Ninety minutes later, with handshakes all around, what may have been the last and stickiest issue in the megaproject appeared to finally be on track. They agreed to a “framework” on union hiring, a potentially major concession for the traditionally anti-union Amazon.

The union leaders, used to seeing union wages required for economic development projects, admitted the agreement wasn’t much. It allowed only for a fair vote by workers on whether to unionize, and provisions against retaliation against union supporters.

“It was weak stuff,” Appelbaum said in an interview. “It wasn’t neutrality” in a union vote. “It was very, very basic and less than we would have wanted. But it was the first time anywhere we knew of that Amazon was willing to sit down and talk about a path to unionization.”

Then came the phone call.

Cuomo, who once joked that he’d change his first name to Amazon if it would seal the deal, was told  Wednesday night  that the deal was off. He was "beyond furious," one source said.

The next morning, the news became public. 

In a 360-word statement, Amazon said, “The commitment to build a new headquarters requires positive, collaborative relationships with state and local elected officials who will be supportive over the long-term. A number of state and local politicians have made it clear that they oppose our presence and will not work with us to build the type of relationships that are required to go forward with the project we and many others envisioned in Long Island City.”

The news rocked Albany, even those close to the project.

“Our lawyers were working on language,” Appelbaum recalled. “Then someone at the very top, I presume (CEO Jeff) Bezos, said, ‘We don’t talk to people, we tell them.’

“They created a process that was doomed to fail,” Appelbaum said. “It revealed they didn’t want to listen.”

Some have suggested that Amazon also may have been concerned about being a long-term political target for those opposed to the deal.

“They have an agenda in Washington,” said Kathryn Wylde, CEO of the Partnership for New York City. “When you have high-profile members of Congress (Sen.

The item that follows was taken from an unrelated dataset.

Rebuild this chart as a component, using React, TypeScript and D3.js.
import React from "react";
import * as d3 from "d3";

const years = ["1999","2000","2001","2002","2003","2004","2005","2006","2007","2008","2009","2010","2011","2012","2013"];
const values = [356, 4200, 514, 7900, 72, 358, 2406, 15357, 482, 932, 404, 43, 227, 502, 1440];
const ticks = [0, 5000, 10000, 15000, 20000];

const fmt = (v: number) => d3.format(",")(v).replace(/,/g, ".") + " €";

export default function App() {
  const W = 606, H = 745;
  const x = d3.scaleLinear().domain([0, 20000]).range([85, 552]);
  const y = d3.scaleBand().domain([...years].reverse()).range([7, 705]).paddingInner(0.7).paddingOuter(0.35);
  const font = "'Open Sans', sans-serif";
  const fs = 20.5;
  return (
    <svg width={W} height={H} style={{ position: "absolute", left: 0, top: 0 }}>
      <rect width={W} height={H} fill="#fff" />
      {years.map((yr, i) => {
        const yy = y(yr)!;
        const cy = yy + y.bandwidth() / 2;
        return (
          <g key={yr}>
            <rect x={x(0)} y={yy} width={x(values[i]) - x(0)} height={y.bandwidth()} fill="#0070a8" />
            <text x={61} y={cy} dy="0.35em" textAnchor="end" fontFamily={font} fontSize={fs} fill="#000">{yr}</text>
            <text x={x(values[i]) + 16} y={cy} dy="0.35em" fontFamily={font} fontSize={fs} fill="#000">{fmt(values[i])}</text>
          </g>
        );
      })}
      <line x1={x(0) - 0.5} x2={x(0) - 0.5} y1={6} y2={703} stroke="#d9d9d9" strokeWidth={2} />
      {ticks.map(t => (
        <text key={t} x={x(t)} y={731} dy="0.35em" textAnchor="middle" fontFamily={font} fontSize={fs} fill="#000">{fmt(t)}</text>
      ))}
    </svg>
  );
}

Elizabeth Warren, Rep. Alexandria Ocasio-Cortez) jumping on the Amazon New York location controversy, that’s not tenable for them. They have big stakes down there with the privacy issues . . . They don’t need to become a target of the liberal wing of the national Democratic Party.”

Cuomo, meanwhile, has blamed State Senate Deputy Majority Leader Michael Gianaris of Queens for his public criticism of the Amazon deal, pushed by liberal and democratic socialist opponents of what they saw as corporate welfare.

In recent weeks, Gianaris had described the Amazon deal struck by Cuomo without legislative input or approval “a horrible deal for the people of Queens and the people of New York” and accused Amazon of “extortion” to land $3 billion in tax breaks and incentives.

Freshman U.S. Rep. Alexandria Ocasio-Cortez, the champion of a rising democratic socialist movement, tweeted at the time: “Why should corporations that contribute nothing to the pot be in a position to take billions from the public?”

But de Blasio said no one should cheer Amazon's departure.

"I think it is a real oversimplification to suggest every working person out there just is feeling great that we’ve lost all these jobs and lost all this revenue," de Blasio said on WNYC "Brian Lehrer Show" on Friday. "In fact, the polls would suggest the opposite. The polls were quite clear. According to income level, low-income folks wanted this deal to work. Higher-income folks, more educated folks who had already made it, were the ones who had opposition."